2006-06-25 16:52:42 · answer #1 · answered by Anonymous · 0 0

Are you moving him away from his father? If he still has a good relationship with his father and his father is a good father I wouldn't punish your son by moving so far away from his dad. If your Ex is a no good creep ( I mean really a no good creep, like he's abusive or an alcoholic, not just because you don't like him anymore) then explain to your son that you have to go to school to make a better life for yourself so you can better provide for him. Bottom line, if it is something that you can put off untill he is graduated, I would try to do so, because he didn't ask for this situation, it was thrust upon him and yes, it is unfair. If there is no ther way for you to thrive where you are, he just has to go because sometimes in life we have to do things that we don't want to do. So do some soul searching in what is better for your son ( Not for you) before you decide, and then you will know that it will be a decision that yo can live with. good luck, God bless.

2006-06-25 16:46:15 · answer #2 · answered by The Nag 5 · 0 0

I am sorry but I disagree, his opinion does matter. He has to understand the reasons why you are moving. It is true that he is a minor and he has to go with you. But tell him to try the move and give it 6 months, after that time you will reevaluate the situation. After 6 months he will get used to the move and might be happy, but there are no guarantees. Some people hate change.

2006-06-25 16:52:46 · answer #3 · answered by Grady T 1 · 0 0

His 12-year-old opinion doesn't matter. He is still at an age where he must do as his parents say. You may have to call the police in to tell him this - since he doesn't seem to believe you. Good luck.

2006-06-25 16:43:22 · answer #4 · answered by Anonymous · 0 0

12 year old kids have no reasoning power, so forget that. you just explain to him why your doing what your doing and how its going to effect him. let him know he has no choice. if he doesn't like the idea, there are other alternatives, starting in the tool shed and getting worse. he should never have the option of questioning your judgment.

2006-06-25 16:54:10 · answer #5 · answered by charles r 2 · 0 0

Get in the car!
Try asking him what his reasons are for staying?
If he's 12, do you have to take him? You could really better yourself in your studies if you left him w/ father.

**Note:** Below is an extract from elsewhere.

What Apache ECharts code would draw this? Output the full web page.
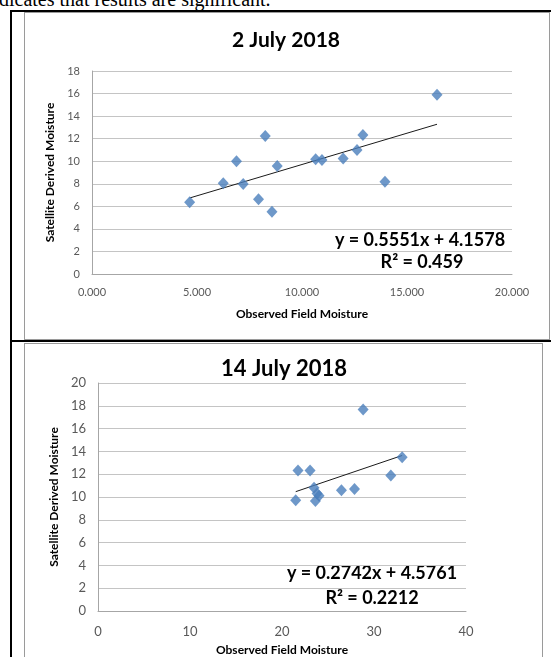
<!DOCTYPE html>
<html><head><meta charset="utf-8">
<script src="https://cdn.jsdelivr.net/npm/echarts@6/dist/echarts.min.js"></script>
<style>
html,body{margin:0;padding:0;background:#fff;width:551px;height:657px;overflow:hidden;position:relative;}
#top{position:absolute;left:-1px;top:-11px;font:20px "Liberation Serif",serif;color:#000;white-space:nowrap;line-height:20px;}
.thick{position:absolute;background:#000;}
.frame{position:absolute;border:1px solid #9a9a9a;box-sizing:border-box;}
#chart{position:absolute;left:0;top:0;width:551px;height:657px;}
</style></head><body>
<div id="top">dicates that results are significant.</div>
<div class="thick" style="left:10px;top:10px;width:541px;height:2px"></div>
<div class="thick" style="left:10px;top:10px;width:2px;height:647px"></div>
<div class="thick" style="left:10px;top:340px;width:541px;height:2px"></div>
<div class="frame" style="left:24px;top:12px;width:526px;height:328px"></div>
<div class="frame" style="left:24px;top:343px;width:519px;height:320px"></div>
<div id="chart"></div>
<script>
// ---- 2 July 2018 ----
const july2_title = '2 July 2018';
const july2_observed  = [4.65, 6.25, 6.88, 7.20, 7.93, 8.25, 8.57, 8.82, 10.65, 10.95, 11.96, 12.62, 12.90, 13.95, 16.43];
const july2_satellite = [6.36, 8.04, 9.99, 7.98, 6.62, 12.23, 5.52, 9.57, 10.17, 10.10, 10.25, 10.99, 12.32, 8.18, 15.90];
const july2_trendCoef = [0.5551, 4.1578];   // slope, intercept
const july2_r2 = '0.459';
const july2_xTicks = [0, 5, 10, 15, 20];
const july2_yTicks = [0, 2, 4, 6, 8, 10, 12, 14, 16, 18];

// ---- 14 July 2018 ----
const july14_title = '14 July 2018';
const july14_observed  = [21.49, 21.74, 23.05, 23.48, 23.63, 23.81, 24.03, 26.46, 27.88, 28.82, 31.83, 33.06];
const july14_satellite = [9.71, 12.32, 12.32, 10.82, 9.65, 10.30, 10.12, 10.59, 10.70, 17.67, 11.88, 13.48];
const july14_trendCoef = [0.2742, 4.5761];
const july14_r2 = '0.2212';
const july14_xTicks = [0, 10, 20, 30, 40];
const july14_yTicks = [0, 2, 4, 6, 8, 10, 12, 14, 16, 18, 20];

const xName = 'Observed Field Moisture';
const yName = 'Satellite Derived Moisture';

function pts(xs, ys){ return xs.map((x,i)=>[x, ys[i]]); }
function trend(xs, c){
  const lo = Math.min(...xs), hi = Math.max(...xs);
  return [[lo, c[0]*lo + c[1]], [hi, c[0]*hi + c[1]]];
}
function eqText(c){ return 'y = ' + c[0].toFixed(4) + 'x + ' + c[1].toFixed(4); }

const F = 'Lato, "Open Sans", sans-serif';
const gridLine = {show:true, lineStyle:{color:'#c4c4c4', width:1}};
const axisLine = {show:true, lineStyle:{color:'#a6a6a6', width:1}};

function xAxis(ticks, gi, dec, fs, margin, gap){
  return {type:'value', gridIndex:gi, min:ticks[0], max:ticks[ticks.length-1], interval:ticks[1]-ticks[0],
    splitLine:{show:false}, axisLine:axisLine, axisTick:{show:false},
    axisLabel:{color:'#595959', fontSize:fs, fontFamily:F, margin:margin, formatter:v=>v.toFixed(dec)},
    name:xName, nameLocation:'middle', nameGap:gap,
    nameTextStyle:{color:'#000', fontWeight:'bold', fontSize:12, fontFamily:F}};
}
function yAxis(ticks, gi, fs, margin, gap){
  return {type:'value', gridIndex:gi, min:ticks[0], max:ticks[ticks.length-1], interval:ticks[1]-ticks[0],
    splitLine:gridLine, axisLine:axisLine, axisTick:{show:false},
    axisLabel:{color:'#595959', fontSize:fs, fontFamily:F, margin:margin},
    name:yName, nameLocation:'middle', nameGap:gap, nameRotate:90,
    nameTextStyle:{color:'#000', fontWeight:'bold', fontSize:12, fontFamily:F}};
}

const mark = {color:'#4a7ebb'};
const chart = echarts.init(document.getElementById('chart'), null, {renderer:'canvas'});
chart.setOption({
  animation:false,
  grid:[
    {left:92, top:71, width:420, height:203},
    {left:98, top:383, width:368, height:228}
  ],
  xAxis:[ xAxis(july2_xTicks, 0, 3, 11, 13, 34), xAxis(july14_xTicks, 1, 0, 13, 14, 33) ],
  yAxis:[ yAxis(july2_yTicks, 0, 11, 12, 33), yAxis(july14_yTicks, 1, 13, 12, 33) ],
  series:[
    {type:'line', xAxisIndex:0, yAxisIndex:0, data:trend(july2_observed, july2_trendCoef), symbol:'none',
      lineStyle:{color:'#1a1a1a', width:1}, z:1},
    {type:'scatter', xAxisIndex:0, yAxisIndex:0, data:pts(july2_observed, july2_satellite),
      symbol:'diamond', symbolSize:[11,12], itemStyle:mark, z:2},
    {type:'line', xAxisIndex:1, yAxisIndex:1, data:trend(july14_observed, july14_trendCoef), symbol:'none',
      lineStyle:{color:'#1a1a1a', width:1}, z:1},
    {type:'scatter', xAxisIndex:1, yAxisIndex:1, data:pts(july14_observed, july14_satellite),
      symbol:'diamond', symbolSize:[11,12], itemStyle:mark, z:2}
  ],
  graphic:[
    {type:'text', x:286, y:40, style:{text:july2_title, font:'bold 21px '+F, fill:'#000', textAlign:'center', textVerticalAlign:'middle'}},
    {type:'text', x:420, y:240, style:{text:eqText(july2_trendCoef), font:'bold 18px '+F, fill:'#000', textAlign:'center', textVerticalAlign:'middle'}},
    {type:'text', x:422, y:262, style:{text:'R\u00B2 = '+july2_r2, font:'bold 18px '+F, fill:'#000', textAlign:'center', textVerticalAlign:'middle'}},
    {type:'text', x:284, y:369, style:{text:july14_title, font:'bold 22px '+F, fill:'#000', textAlign:'center', textVerticalAlign:'middle'}},
    {type:'text', x:372, y:573, style:{text:eqText(july14_trendCoef), font:'bold 18px '+F, fill:'#000', textAlign:'center', textVerticalAlign:'middle'}},
    {type:'text', x:372, y:598, style:{text:'R\u00B2 = '+july14_r2, font:'bold 18px '+F, fill:'#000', textAlign:'center', textVerticalAlign:'middle'}}
  ]
});
</script>
</body></html>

2006-06-25 16:46:59 · answer #6 · answered by ? 3 · 0 0

I say give him a $100 and tell him to fend for himself. After about a week, he'll be starving and scared. He'll have to try and find you, and hitch to get there. I bet he'll never dis-obey you again. Plus it'll be a growing experience for him.

2006-06-25 16:43:09 · answer #7 · answered by Scottsdayle Warrior 1 · 0 0

if you have primary custody - as your son is 12 he does not have a choice. he is still a minor and you are his guardian until he is 18

2006-06-25 16:46:01 · answer #8 · answered by firehd 2 · 0 0

u have to be kidding, hes 12 and u caint get him to go with you, sorry to be so blunt, but you deserve what u got, maybe the next child will be raised with discipline, and know who is the parent and who is the child

2006-06-25 16:43:57 · answer #9 · answered by charlesjerrell 7 · 0 0

Well, what choice does he have? You're his parent, you appear to have custody. Tell him to get his butt in the car.

Alternatively, if your spouse lives in the area, let him live with your spouse. You will probably enjoy the break, and will be able to immerse yourself in your studies.